Some bottled water is tap water, other brands are spring water. But, if the bottle is plastic the water is contaminated.
I use (three-stage) filtered tap water and a stainless steel bottle. Looking to upgrade from a filter to a distiller, so as to completely eliminate fluoride.
There are lots of things I've given up first for economic reasons that I'll never go back to for environmental reasons. Bottled water is one (plus I know my tap water is safer than some bottled), but brand-new retail priced clothing is another. While I'm not saying I'll never buy another article of new clothing, I will always hunt thoroughly for good used or recycled first and do my best to live with at least 90% less new clothing than I would have a decade ago. They are wrong to assume that this downturn is due entirely to the economy. Very wrong.
Speaking of all those empty bottles, here is what they do with them in Brazil. http://is.gd/5sFMq
Spell EVIAN backwards then Google it.
I have been into a few water bottling plants, and found them bottling tap water.

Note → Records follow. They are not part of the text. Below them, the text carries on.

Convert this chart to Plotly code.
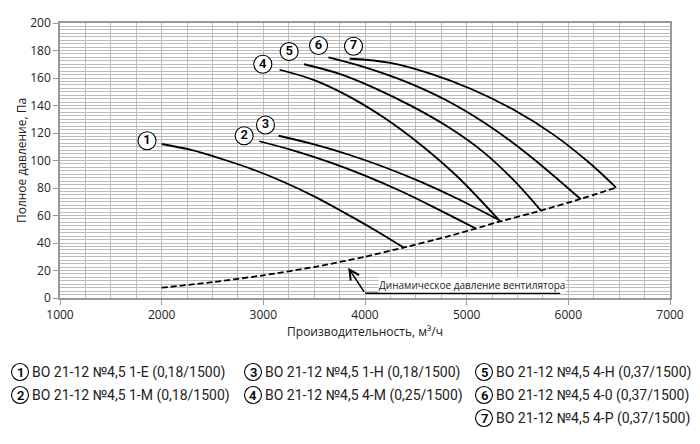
import plotly.graph_objects as go

# fan curves: flow (m3/h) and total pressure (Pa)
q1 = [2000, 2300, 2600, 2900, 3200, 3500, 3800, 4100, 4380]
p1 = [112, 107.5, 100.9, 93.4, 84.4, 73.9, 61.9, 49.3, 36.7]
q2 = [2960, 3300, 3650, 4000, 4350, 4700, 5090]
p2 = [114, 107.2, 98.8, 89, 77.8, 65.2, 50.5]
q3 = [3150, 3500, 3850, 4200, 4550, 4900, 5330]
p3 = [118, 111.7, 104, 94.9, 84.4, 72.5, 56.2]
q4 = [3160, 3500, 3850, 4200, 4550, 4900, 5310]
p4 = [166, 158.5, 146.3, 130.5, 111.3, 88.9, 57.3]
q5 = [3400, 3750, 4100, 4450, 4800, 5150, 5450, 5730]
p5 = [170, 163, 152.5, 139.9, 125.2, 107, 86.6, 63.6]
q6 = [3640, 4000, 4400, 4800, 5200, 5600, 6120]
p6 = [175, 167.8, 157.4, 143.8, 126.2, 104.6, 72]
q7 = [3850, 4250, 4650, 5050, 5450, 5850, 6200, 6470]
p7 = [174, 171, 163, 151.8, 137.4, 119, 98.7, 80.3]

# dynamic pressure of the fan (dashed)
q_dyn = [2000, 2500, 3000, 3500, 4000, 4380, 4800, 5090, 5320, 5730, 6120, 6470]
p_dyn = [7.5, 11.5, 16.5, 22.5, 30, 36.7, 44.5, 50.5, 55.5, 63.6, 72, 80.3]

curve_nums = ["1", "2", "3", "4", "5", "6", "7"]
label_q = [1856, 2811, 3021, 2995, 3254, 3543, 3887]
label_p = [114.4, 118, 125.8, 170, 179.2, 183.6, 183.1]

legend_names = [
    "ВО 21-12 №4,5 1-Е (0,18/1500)",
    "ВО 21-12 №4,5 1-М (0,18/1500)",
    "ВО 21-12 №4,5 1-Н (0,18/1500)",
    "ВО 21-12 №4,5 4-М (0,25/1500)",
    "ВО 21-12 №4,5 4-Н (0,37/1500)",
    "ВО 21-12 №4,5 4-0 (0,37/1500)",
    "ВО 21-12 №4,5 4-Р (0,37/1500)",
]

curves = [(q1, p1), (q2, p2), (q3, p3), (q4, p4), (q5, p5), (q6, p6), (q7, p7)]

FONT = "Open Sans"
fig = go.Figure()

for q, p in curves:
    fig.add_trace(go.Scatter(x=q, y=p, mode="lines",
                             line=dict(color="black", width=1.8,
                                       shape="spline", smoothing=1.0),
                             hoverinfo="skip"))

fig.add_trace(go.Scatter(x=q_dyn, y=p_dyn, mode="lines",
                         line=dict(color="black", width=1.8, dash="6px,3px",
                                   shape="spline", smoothing=0.5),
                         hoverinfo="skip"))

# circled numbers on the chart
fig.add_trace(go.Scatter(x=label_q, y=label_p, mode="markers+text",
                         text=curve_nums, textposition="middle center",
                         textfont=dict(family="Roboto", size=13, color="black",
                                       weight=600),
                         marker=dict(symbol="circle", size=18, color="white",
                                     line=dict(color="black", width=1.1)),
                         cliponaxis=False, hoverinfo="skip"))

# annotation for the dashed curve
fig.add_annotation(x=3835, y=22, ax=4002, ay=3.4, xref="x", yref="y",
                   axref="x", ayref="y", text="", showarrow=True,
                   arrowhead=5, arrowsize=1.3, arrowwidth=1.5, arrowcolor="black")
fig.add_shape(type="line", x0=4002, y0=3.4, x1=5921, y1=3.4,
              line=dict(color="black", width=1.5))
fig.add_annotation(x=4130, y=3.9, xref="x", yref="y", xanchor="left",
                   yanchor="bottom", showarrow=False,
                   text="Динамическое давление вентилятора",
                   bgcolor="white", borderpad=0,
                   font=dict(family=FONT, size=10, color="#222"))

# legend under the chart, drawn as circles + text in paper coords
plot_l, plot_w, plot_t, plot_h = 60, 610, 23, 275
col_of = [0, 0, 1, 1, 2, 2, 2]
row_of = [0, 1, 0, 1, 0, 1, 2]
col_px = [20, 253, 484]
row_px = [372, 395, 418]
for i, name in enumerate(legend_names):
    cx = (col_px[col_of[i]] - plot_l) / plot_w
    cy = (plot_t + plot_h - row_px[row_of[i]]) / plot_h
    fig.add_shape(type="circle", xref="paper", yref="paper",
                  xsizemode="pixel", ysizemode="pixel",
                  xanchor=cx, yanchor=cy, x0=-8.5, x1=8.5, y0=-8.5, y1=8.5,
                  line=dict(color="black", width=1.1), fillcolor="white")
    fig.add_annotation(x=cx, y=cy, xref="paper", yref="paper",
                       text=curve_nums[i], showarrow=False,
                       xanchor="center", yanchor="middle",
                       font=dict(family="Roboto", size=13, color="black",
                                 weight=600))
    fig.add_annotation(x=cx, y=cy, xref="paper", yref="paper", xshift=10,
                       text=name, showarrow=False,
                       xanchor="left", yanchor="middle",
                       font=dict(family="Roboto", size=14, color="#222"))

grid = "#bcbcbc"
fig.update_xaxes(range=[1000, 7000], dtick=1000, tick0=1000,
                 showgrid=True, gridcolor=grid, gridwidth=1,
                 minor=dict(dtick=250, showgrid=True, gridcolor=grid, gridwidth=1),
                 showline=True, linecolor="#999", linewidth=1.5, mirror=True,
                 ticks="outside", ticklen=5, tickcolor="#999",
                 zeroline=False, automargin=False,
                 tickfont=dict(family=FONT, size=12, color="#222"),
                 title=dict(text="Производительность, м³/ч", standoff=5,
                            font=dict(family=FONT, size=12, color="#222")))
fig.update_yaxes(range=[0, 200], dtick=20, tick0=0,
                 showgrid=True, gridcolor=grid, gridwidth=1,
                 minor=dict(dtick=2.5, showgrid=True, gridcolor=grid, gridwidth=1),
                 showline=True, linecolor="#999", linewidth=1.5, mirror=True,
                 ticks="outside", ticklen=5, tickcolor="#999",
                 zeroline=False, automargin=False,
                 tickfont=dict(family=FONT, size=12, color="#222"),
                 title=dict(text="Полное давление, Па", standoff=0,
                            font=dict(family=FONT, size=12, color="#222")))

fig.update_layout(width=700, height=444, showlegend=False,
                  margin=dict(l=60, r=30, t=23, b=146),
                  plot_bgcolor="white", paper_bgcolor="white")

# the page body has a default 8px margin; drop it so the figure sits at 0,0
fig.write_html("out.html", config={"displayModeBar": False},
               post_script="document.body.style.margin='0';")
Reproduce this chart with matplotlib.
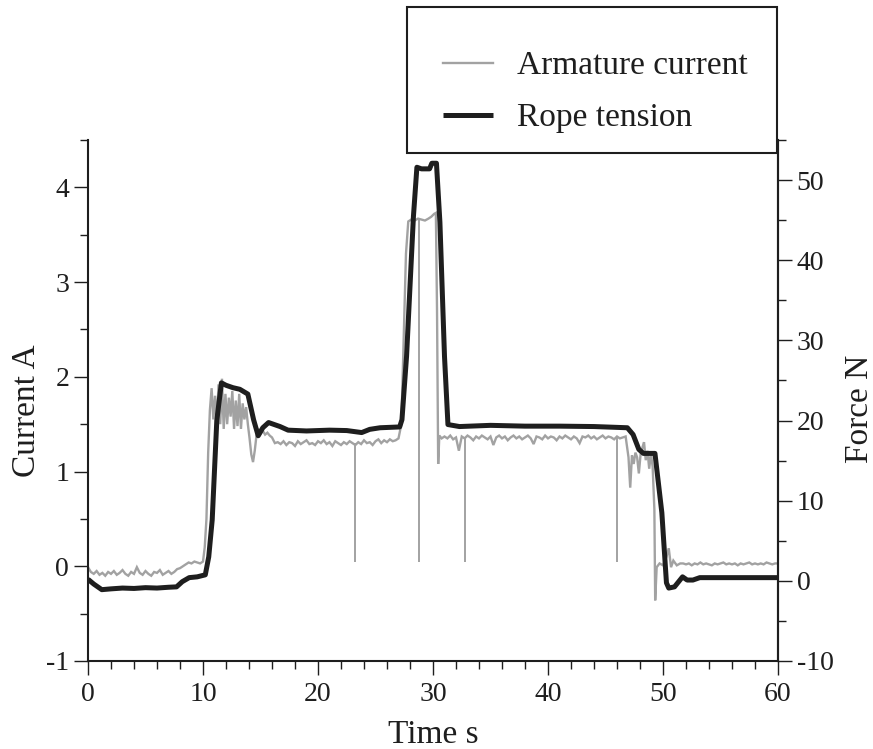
import numpy as np
import matplotlib
matplotlib.use("Agg")
import matplotlib.pyplot as plt
from matplotlib.ticker import MultipleLocator
from matplotlib.patches import Rectangle

plt.rcParams["font.family"] = ["Liberation Serif", "DejaVu Serif"]
plt.rcParams["axes.unicode_minus"] = False

# ---------------- data ----------------
SAMPLE_STEP = 0.25  # s, logger step for the steady stretches

# armature current [A], steady stretches sampled every SAMPLE_STEP from their start time
idle_start, idle_amp = 0.0, [
    -0.01, -0.06, -0.08, -0.05, -0.09, -0.07, -0.10, -0.06, -0.08, -0.05,
    -0.09, -0.07, -0.04, -0.08, -0.10, -0.06, -0.08, -0.01, -0.07, -0.09,
    -0.05, -0.08, -0.10, -0.06, -0.07, -0.04, -0.09, -0.07, -0.05, -0.08,
    -0.06, -0.03, -0.02]
creep_start, creep_amp = 8.25, [0.00, 0.02, 0.04, 0.03, 0.05, 0.04, 0.03, 0.05]
hold1_start, hold1_amp = 16.5, [
    1.31, 1.29, 1.32, 1.28, 1.31, 1.30, 1.27, 1.32, 1.29, 1.31,
    1.33, 1.29, 1.30, 1.28, 1.32, 1.30, 1.33, 1.29, 1.31, 1.27,
    1.32, 1.30, 1.28, 1.31, 1.29, 1.32, 1.30, 1.28, 1.31, 1.29,
    1.33, 1.30, 1.31, 1.28, 1.32, 1.34, 1.30, 1.33, 1.31, 1.34,
    1.32, 1.33, 1.35]
hold2_start, hold2_amp = 31.0, [
    1.37, 1.35, 1.38, 1.34, 1.36, 1.22, 1.37, 1.35, 1.38, 1.36,
    1.33, 1.37, 1.35, 1.38, 1.36, 1.34, 1.37, 1.28, 1.36, 1.38,
    1.35, 1.37, 1.33, 1.36, 1.38, 1.35, 1.37, 1.34, 1.36, 1.38,
    1.35, 1.29, 1.37, 1.36, 1.34, 1.38, 1.35, 1.37, 1.36, 1.33,
    1.37, 1.35, 1.38, 1.36, 1.34, 1.37, 1.35, 1.30, 1.37, 1.36,
    1.38, 1.35, 1.37, 1.34, 1.36, 1.38, 1.35, 1.37, 1.36, 1.34,
    1.37, 1.35, 1.36, 1.37]
rest_start, rest_amp = 51.75, [
    0.03, 0.02, 0.03, 0.01, 0.03, 0.02, 0.04, 0.02, 0.03, 0.02,
    0.01, 0.03, 0.02, 0.03, 0.04, 0.02, 0.03, 0.02, 0.03, 0.01,
    0.03, 0.02, 0.03, 0.04, 0.02, 0.03, 0.02, 0.03, 0.02, 0.04,
    0.03, 0.02, 0.03, 0.03]

# armature current during transients (explicit time stamps)
lift_t = [10.15, 10.3, 10.45, 10.6, 10.75, 10.9, 11.05, 11.2, 11.35, 11.5,
          11.65, 11.8, 11.95, 12.1, 12.25, 12.4, 12.55, 12.7, 12.85, 13.0,
          13.15, 13.3, 13.45, 13.6, 13.75, 13.9, 14.05, 14.2, 14.35, 14.5,
          14.65, 14.8, 15.0, 15.2, 15.4, 15.6, 15.8, 16.0, 16.25]
lift_amp = [0.20, 0.50, 1.20, 1.65, 1.88, 1.55, 1.80, 1.48, 1.92, 1.50,
            1.98, 1.45, 1.82, 1.50, 1.78, 1.58, 1.85, 1.45, 1.75, 1.48,
            1.82, 1.45, 1.72, 1.55, 1.68, 1.50, 1.35, 1.18, 1.10, 1.22,
            1.38, 1.45, 1.40, 1.43, 1.39, 1.41, 1.38, 1.36, 1.30]
peak_t = [27.25, 27.45, 27.65, 27.85, 28.1, 28.4, 28.7, 29.0, 29.3, 29.6,
          29.85, 30.1, 30.25, 30.35, 30.45, 30.55, 30.75]
peak_amp = [1.50, 2.40, 3.30, 3.64, 3.66, 3.65, 3.67, 3.66, 3.65, 3.67,
            3.69, 3.72, 3.73, 2.70, 1.08, 1.38, 1.35]
lower_t = [47.0, 47.15, 47.3, 47.45, 47.6, 47.75, 47.9, 48.05, 48.2, 48.35,
           48.5, 48.65, 48.8, 48.95, 49.1, 49.25, 49.32, 49.45, 49.7, 50.0,
           50.3, 50.5, 50.7, 50.9, 51.2, 51.5]
lower_amp = [1.15, 0.83, 1.17, 1.08, 1.20, 1.15, 0.98, 1.18, 1.25, 1.31,
             1.12, 1.22, 1.03, 1.19, 1.05, 0.60, -0.36, -0.01, 0.03, 0.01,
             0.10, 0.19, -0.01, 0.06, 0.01, 0.03]

# short current dropouts
dropout_t = [23.2, 28.8, 32.8, 46.0]
dropout_top = [1.30, 3.66, 1.36, 1.36]
dropout_low = [0.04, 0.04, 0.05, 0.04]

# rope tension [N]
tension_t = [0.0, 0.5, 1.2, 2.0, 3.0, 4.0, 5.0, 6.0, 7.0, 7.7,
             8.2, 8.8, 9.5, 10.2, 10.5, 10.8, 11.2, 11.6, 12.0, 12.6,
             13.2, 13.9, 14.4, 14.8, 15.2, 15.7, 16.7, 17.4, 19.0, 21.0,
             22.5, 23.8, 24.5, 25.4, 27.1, 27.3, 27.7, 28.3, 28.6, 29.0,
             29.7, 29.9, 30.3, 30.6, 31.0, 31.3, 32.3, 35.0, 38.0, 41.0,
             44.0, 46.9, 47.4, 47.9, 48.3, 49.3, 49.9, 50.3, 50.5, 51.0,
             51.7, 52.1, 52.6, 53.2, 60.0]
tension_n = [0.2, -0.4, -1.1, -1.0, -0.9, -0.95, -0.85, -0.9, -0.8, -0.75,
             -0.1, 0.4, 0.5, 0.75, 3.0, 7.6, 20.0, 24.7, 24.4, 24.1,
             23.9, 23.3, 20.1, 18.1, 19.1, 19.75, 19.25, 18.8, 18.7, 18.8,
             18.75, 18.5, 18.9, 19.1, 19.2, 20.1, 28.0, 45.5, 51.6, 51.4,
             51.4, 52.1, 52.1, 44.75, 28.0, 19.5, 19.25, 19.4, 19.3, 19.3,
             19.25, 19.1, 18.25, 16.4, 15.9, 15.9, 8.5, -0.25, -0.9, -0.75,
             0.5, 0.1, 0.1, 0.4, 0.4]

# ---------------- assemble current trace ----------------
def steady(start, values):
    t = start + SAMPLE_STEP * np.arange(len(values))
    return t, np.asarray(values, dtype=float)

parts = [steady(idle_start, idle_amp), steady(creep_start, creep_amp),
         (np.array(lift_t), np.array(lift_amp)),
         steady(hold1_start, hold1_amp),
         (np.array(peak_t), np.array(peak_amp)),
         steady(hold2_start, hold2_amp),
         (np.array(lower_t), np.array(lower_amp)),
         steady(rest_start, rest_amp)]
cur_t = np.concatenate([p[0] for p in parts])
cur_a = np.concatenate([p[1] for p in parts])
order = np.argsort(cur_t, kind="stable")
cur_t, cur_a = cur_t[order], cur_a[order]

# ---------------- figure ----------------
W, H = 873, 749
fig = plt.figure(figsize=(W / 100, H / 100), dpi=100)
ax = fig.add_axes([88 / W, 1 - 661 / H, 690 / W, 521 / H])
ax2 = ax.twinx()

ink = "#1e1e1e"
grey = "#a2a2a2"

ax.plot(cur_t, cur_a, color=grey, lw=1.7, label="Armature current",
        solid_joinstyle="miter")
ax.vlines(dropout_t, dropout_low, dropout_top, color=grey, lw=1.4)
ax2.plot(tension_t, tension_n, color=ink, lw=3.6, label="Rope tension",
         solid_joinstyle="round", solid_capstyle="butt")

ax.set_xlim(0, 60)
ax.set_ylim(-1, 4.5)
ax2.set_ylim(-10, 55)

ax.xaxis.set_major_locator(MultipleLocator(10))
ax.xaxis.set_minor_locator(MultipleLocator(2))
ax.yaxis.set_major_locator(MultipleLocator(1))
ax.yaxis.set_minor_locator(MultipleLocator(0.5))
ax2.yaxis.set_major_locator(MultipleLocator(10))
ax2.yaxis.set_minor_locator(MultipleLocator(5))

for a in (ax, ax2):
    a.spines["top"].set_visible(False)
    for s in a.spines.values():
        s.set_linewidth(1.5)
        s.set_color(ink)
    a.tick_params(which="major", direction="out", length=10, width=1.0,
                  colors=ink, labelsize=20, labelcolor=ink)
    a.tick_params(which="minor", direction="out", length=5.5, width=1.0,
                  colors=ink)
ax.tick_params(axis="y", pad=3.5)
ax.tick_params(axis="x", pad=5)
ax2.tick_params(axis="y", pad=3.5)
ax2.spines["left"].set_visible(False)
ax2.spines["bottom"].set_visible(False)

ax.set_xlabel("Time s", fontsize=24, color=ink)
ax.set_ylabel("Current A", fontsize=24, color=ink)
ax2.set_ylabel("Force N", fontsize=24, color=ink)
ax.xaxis.set_label_coords(0.5, -0.113)
ax.yaxis.set_label_coords(-0.067, 0.48)
ax2.yaxis.set_label_coords(1.096, 0.484)

# legend entries placed inside a separately drawn frame above the plot
h1, l1 = ax.get_legend_handles_labels()
h2, l2 = ax2.get_legend_handles_labels()
leg = fig.legend(h1 + h2, l1 + l2, loc="upper left",
                 bbox_to_anchor=(443 / W, 1 - 51 / H),
                 fontsize=24, frameon=False, borderpad=0, labelspacing=0.64,
                 handlelength=1.5, handletextpad=0.72, borderaxespad=0)
for t in leg.get_texts():
    t.set_color(ink)
fig.patches.append(Rectangle((407 / W, 1 - 153 / H), 370 / W, 146 / H,
                             transform=fig.transFigure, facecolor="white",
                             edgecolor=ink, linewidth=1.5, zorder=0.5))

fig.savefig("out.png", dpi=100)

I switched to a reverse osmosis system years ago, and use BHP free water bottles for carrying my homemade water away from home. Go to freedrinkingwater.com for economical and environmentally sound alternatives to bottled water. You can turn tap or well water into clean, tasty water for all your drinking and cooking usages. Reverse Osmosis/charcoal filtered water has a very low PPM (dissolved solid measure), which makes it great for gardening usage, as well. Go for it!
Sparklemahn writes:
"Reverse Osmosis/charcoal filtered water has a very low PPM (dissolved solid measure), which makes it great for gardening usage, as well."
Not making much sense here!
Reverse osmosis is as I understand it, quite expensive and is not the same as charcoal filtration, which is cheaper and available via the likes of Pur home filters. "...very low PPM..." (parts per million) of what?
Solar-powered distillation also works quite well.
What should be taken from the article is that geopolitical control of water resources is rapidly becoming as critical as control of "energy" resources such as oil. Also, I doubt that companies even as sophisticated as Nestles knew of the problem of chemicals leaching from plastic bottles when they first got into this business.
Water remains the "universal solvent" and continues to defy some of our "laws" of physics (such as the Rule of Phase). Water is innately a fractal (watch water moving down a dam spillway and you will see what I mean).
Apologies for this smattering of thoughts...but to my mind if there is anything to pray to, it would be water. We disrespect it at our peril and we disrespect it every day.